Por isso, decide entrar em ação, a modo de divisão panzer: “Você está errada quando se põe recriminando à toa as coisas e as pessoas, em vez de acusar você mesma. E quer saber mais? Estamos os dois errados. Eu faço o mesmo com a televisão, xingo e acuso todo o mundo… eu sei disso. Mas está errado, irmã. Somos nós que estamos errados. Não me canso de dizer isso a você. Como é que você pode ser tão cega que ainda não viu isso? Somos uns desajustados. Aqueles dois safados nos pegaram desde crianças e nos tornaram desajustados, com padrões inaceitáveis. É isso, Franny, uns garotos-prodígio que, realmente, não conseguiram até hoje sair do ar. Nenhum de nós. Não falamos, discursamos. Não conversamos, expomos. Pelo menos, eu sei que sou assim. Desde o primeiro minuto em que entro numa sala qualquer e dou com alguém que tenha o número habitual de orelhas, viro logo um vidente ou então fico mudo. O Príncipe dos Chatos (…)Do que eu não gosto mesmo é dessa vidinha privada de mártir que você está levando na universidade… essa cruzada que você decidiu levar a cabo contra todo o mundo. Se você quer declarar guerra ao Sistema, então abra fogo como uma moça inteligente que é… porque o inimigo está aí, e não porque você embirra com o cabelo ou a gravata que ele usa”.

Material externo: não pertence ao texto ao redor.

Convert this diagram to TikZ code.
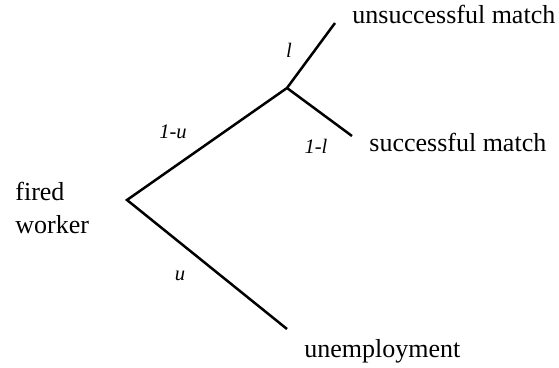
\documentclass[tikz,border=0pt]{standalone}
\usepackage{fontspec}
\setmainfont{Liberation Serif}
\begin{document}
\begin{tikzpicture}[x=0.5pt,y=-0.5pt,
  branch/.style={line width=1.25pt},
  outcome/.style={font=\fontsize{13}{16.5}\selectfont, inner sep=0pt, anchor=base west},
  prob/.style={font=\fontsize{10.3}{12}\selectfont\itshape, inner sep=0pt}]
\useasboundingbox (0,0) rectangle (559,368);
\coordinate (root) at (127,200);
\coordinate (mid) at (287,88);
\coordinate (um) at (335,23);
\coordinate (sm) at (352,136);
\coordinate (ue) at (287,329);
\draw[branch] (ue) -- (root) -- (mid) -- (um);
\draw[branch] (mid) -- (sm);
\node[outcome] (tum) at (352,24) {unsuccessful match};
\node[outcome] (tsm) at (369,152) {successful match};
\node[outcome] (tue) at (304,358) {unemployment};
\node[outcome, align=left, anchor=base west] (tfw) at (15,234) {fired\\worker};
\node[prob] (pl) at (289,50) {l};
\node[prob] (p1u) at (173,132) {1-u};
\node[prob] (p1l) at (316,146) {1-l};
\node[prob] (pu) at (180,276) {u};
\end{tikzpicture}
\end{document}
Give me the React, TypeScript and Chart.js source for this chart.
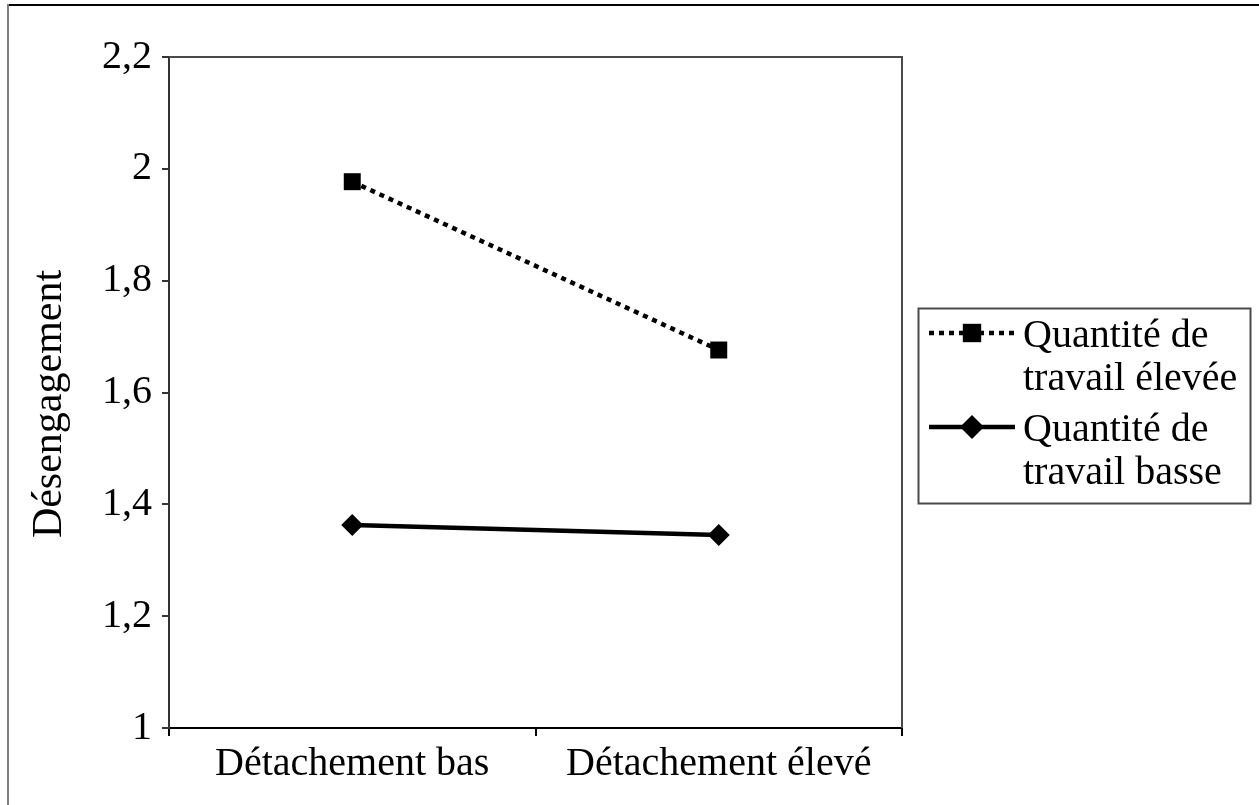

Recado dado para a irmã, para ele mesmo, e para nós. O sistema -o deles, e também o nosso, neste já avançado século XXI, não funciona. A academia -como me disse um amigo, um circo que chamávamos academia em outros tempos- é lamentável, medíocre, como aponta Zooey: “Tornam absolutamente acadêmico e inútil tudo aquilo em que tocam. Ou pior ainda… querem dar um tom ritualista a tudo o que dizem. Em minha opinião, são eles os grandes culpados pela multidão de diplomados ignorantes que invade o país em cada mês de junho”.

Mas a reação está nas nossas mãos. Reclamar menos, e fazer a nossa parte. Não se iludir com erudição inútil, com títulos (com curtidas, diríamos hoje), mas ater-se à beleza, ao bom, àquilo que os clássicos chamavam os transcendentais, e que Dostoievsky dizia salvaria o mundo. “Não sei que vantagem há em saber tanto, serem todos tão espertos, se nada disso os faz felizes. Segundo parece, vocês todos são tão inteligentes e esse negócio todo, mas nenhum de vocês serve para coisa alguma quando chega a hora do aperto(…) Penso que o saber… quando é saber por saber e nada mais do que isso… é o pior de tudo. E com certeza o que menos desculpa tem. —Caramba, ainda há coisas bonitas neste mundo… e quero dizer bonitas de verdade. Somos uns imbecis se não as vemos e nos deixamos transviar, preocupados sempre, sempre, com o que acontece com a porcaria do nosso ego”.

Uma família peculiar, com dramas provenientes dos atritos com a mediocridade do mundo. Mas uma família que se apoia -ao seu modo, que não tem de ser igual ao nosso- e reconhece que é preciso dar a volta por cima. Reclamar do mundo, não leva a nada. Enfurnar-se em pessimismos, também não resolve. Intoxicar-se com as notícias é insensatez que desfoca a realidade, como Zooey nos adverte: “Quando eu não penso nas coisas em termos adequados, deixo os meus sentimentos sobre a televisão e todo o resto tornarem-se pessoais. Faço exatamente o mesmo que você, mas já sou suficientemente maduro para saber analisar melhor as causas”. Reagir com maturidade, incorporar-se da prostração inútil, abdicar do protesto estéril  e pegar no batente: fazer aquilo que está ao nosso alcance. Esse é o recado deste pequeno e querido livro de Salinger, que conserva a atualidade das ideias clássicas.